• _SHORT TASK_:
Omit pictures and quote the listing below line by line, from its start through the line that holds "import matplotlib.pyplot as plt".

[START]

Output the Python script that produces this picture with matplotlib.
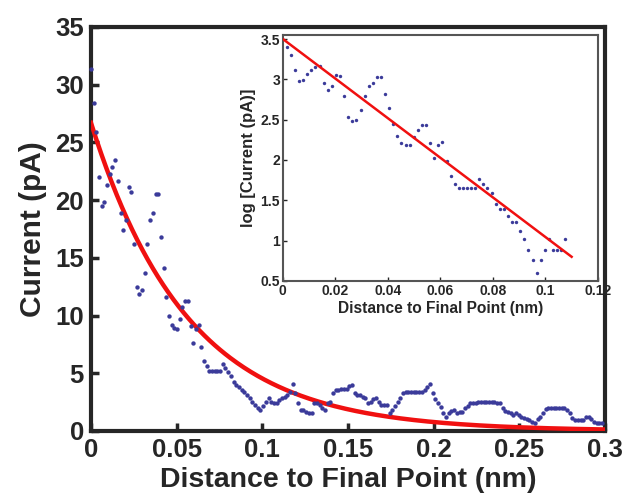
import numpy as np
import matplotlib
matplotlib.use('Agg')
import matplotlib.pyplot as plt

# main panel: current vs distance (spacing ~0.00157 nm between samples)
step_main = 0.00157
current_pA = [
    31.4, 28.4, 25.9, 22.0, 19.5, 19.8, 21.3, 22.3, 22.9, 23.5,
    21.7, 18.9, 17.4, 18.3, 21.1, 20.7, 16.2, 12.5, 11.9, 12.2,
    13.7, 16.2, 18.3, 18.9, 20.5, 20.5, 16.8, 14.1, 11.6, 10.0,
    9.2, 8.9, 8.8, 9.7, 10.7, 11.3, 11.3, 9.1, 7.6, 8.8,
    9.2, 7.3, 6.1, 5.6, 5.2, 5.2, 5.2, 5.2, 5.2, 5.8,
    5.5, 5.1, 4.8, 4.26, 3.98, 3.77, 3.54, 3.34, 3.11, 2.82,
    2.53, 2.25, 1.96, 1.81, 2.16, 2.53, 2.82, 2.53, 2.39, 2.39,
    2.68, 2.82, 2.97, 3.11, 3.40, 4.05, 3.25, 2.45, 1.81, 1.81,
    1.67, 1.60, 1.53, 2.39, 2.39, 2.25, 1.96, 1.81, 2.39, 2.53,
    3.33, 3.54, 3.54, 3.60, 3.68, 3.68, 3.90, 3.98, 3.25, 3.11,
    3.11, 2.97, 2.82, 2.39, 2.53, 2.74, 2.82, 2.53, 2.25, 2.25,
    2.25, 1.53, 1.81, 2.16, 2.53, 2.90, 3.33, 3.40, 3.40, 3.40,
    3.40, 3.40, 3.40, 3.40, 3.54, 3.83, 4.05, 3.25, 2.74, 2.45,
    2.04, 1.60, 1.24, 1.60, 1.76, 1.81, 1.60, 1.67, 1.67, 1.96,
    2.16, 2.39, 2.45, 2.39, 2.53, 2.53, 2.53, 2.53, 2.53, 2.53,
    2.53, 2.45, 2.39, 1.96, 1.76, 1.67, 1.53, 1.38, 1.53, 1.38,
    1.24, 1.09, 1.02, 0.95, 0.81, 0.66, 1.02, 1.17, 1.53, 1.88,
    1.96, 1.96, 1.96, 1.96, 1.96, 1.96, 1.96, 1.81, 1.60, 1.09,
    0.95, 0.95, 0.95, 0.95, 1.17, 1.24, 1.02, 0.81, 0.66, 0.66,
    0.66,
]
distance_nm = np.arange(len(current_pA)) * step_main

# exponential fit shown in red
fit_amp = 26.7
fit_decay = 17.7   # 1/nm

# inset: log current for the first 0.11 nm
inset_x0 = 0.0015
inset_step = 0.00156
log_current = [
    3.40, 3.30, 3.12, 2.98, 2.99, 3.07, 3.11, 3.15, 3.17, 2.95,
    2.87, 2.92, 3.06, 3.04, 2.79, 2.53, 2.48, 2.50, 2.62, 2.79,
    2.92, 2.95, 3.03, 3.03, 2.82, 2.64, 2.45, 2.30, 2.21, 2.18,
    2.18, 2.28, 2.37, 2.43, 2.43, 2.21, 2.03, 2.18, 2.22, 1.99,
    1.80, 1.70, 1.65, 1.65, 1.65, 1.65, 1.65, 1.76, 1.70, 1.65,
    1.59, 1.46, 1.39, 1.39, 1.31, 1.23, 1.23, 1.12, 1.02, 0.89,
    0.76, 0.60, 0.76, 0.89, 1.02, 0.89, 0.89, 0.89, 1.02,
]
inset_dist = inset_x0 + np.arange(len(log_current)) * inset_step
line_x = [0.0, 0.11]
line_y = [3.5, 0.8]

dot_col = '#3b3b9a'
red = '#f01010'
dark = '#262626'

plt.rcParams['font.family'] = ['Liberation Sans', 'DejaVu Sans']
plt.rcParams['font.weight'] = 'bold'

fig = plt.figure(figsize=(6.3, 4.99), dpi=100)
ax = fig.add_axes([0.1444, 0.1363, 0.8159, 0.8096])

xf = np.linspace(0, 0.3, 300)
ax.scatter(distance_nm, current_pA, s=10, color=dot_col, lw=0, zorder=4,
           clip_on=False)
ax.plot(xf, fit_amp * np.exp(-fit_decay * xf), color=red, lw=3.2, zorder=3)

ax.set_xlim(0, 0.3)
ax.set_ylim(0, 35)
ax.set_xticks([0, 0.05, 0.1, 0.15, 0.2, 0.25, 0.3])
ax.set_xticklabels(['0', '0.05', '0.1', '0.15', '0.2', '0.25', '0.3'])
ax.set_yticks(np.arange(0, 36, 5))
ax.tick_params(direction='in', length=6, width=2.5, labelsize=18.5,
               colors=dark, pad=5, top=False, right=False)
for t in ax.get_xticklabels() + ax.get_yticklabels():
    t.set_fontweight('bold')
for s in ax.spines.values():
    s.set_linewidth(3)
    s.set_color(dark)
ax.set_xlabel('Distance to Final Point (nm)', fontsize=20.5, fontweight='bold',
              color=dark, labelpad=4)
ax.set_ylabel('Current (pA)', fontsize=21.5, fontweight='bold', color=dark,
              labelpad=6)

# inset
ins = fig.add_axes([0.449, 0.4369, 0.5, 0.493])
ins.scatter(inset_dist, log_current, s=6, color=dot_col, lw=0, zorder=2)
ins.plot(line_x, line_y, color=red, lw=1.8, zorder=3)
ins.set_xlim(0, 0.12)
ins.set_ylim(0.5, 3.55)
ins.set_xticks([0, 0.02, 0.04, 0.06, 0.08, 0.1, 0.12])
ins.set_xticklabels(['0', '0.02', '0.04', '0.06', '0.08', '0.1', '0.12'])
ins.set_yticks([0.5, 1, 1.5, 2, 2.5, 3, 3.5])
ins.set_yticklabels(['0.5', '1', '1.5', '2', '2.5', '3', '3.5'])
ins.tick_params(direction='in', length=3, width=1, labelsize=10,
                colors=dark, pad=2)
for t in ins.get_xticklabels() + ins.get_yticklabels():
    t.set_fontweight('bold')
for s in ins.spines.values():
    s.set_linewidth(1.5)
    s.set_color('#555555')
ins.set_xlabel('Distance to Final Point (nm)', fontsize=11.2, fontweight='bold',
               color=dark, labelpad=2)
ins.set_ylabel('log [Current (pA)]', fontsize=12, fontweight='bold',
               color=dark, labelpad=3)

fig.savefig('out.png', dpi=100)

[END]

• _EXERCISE RESPONSE_:
Output the Python script that produces this picture with matplotlib.
import numpy as np
import matplotlib
matplotlib.use('Agg')
import matplotlib.pyplot as plt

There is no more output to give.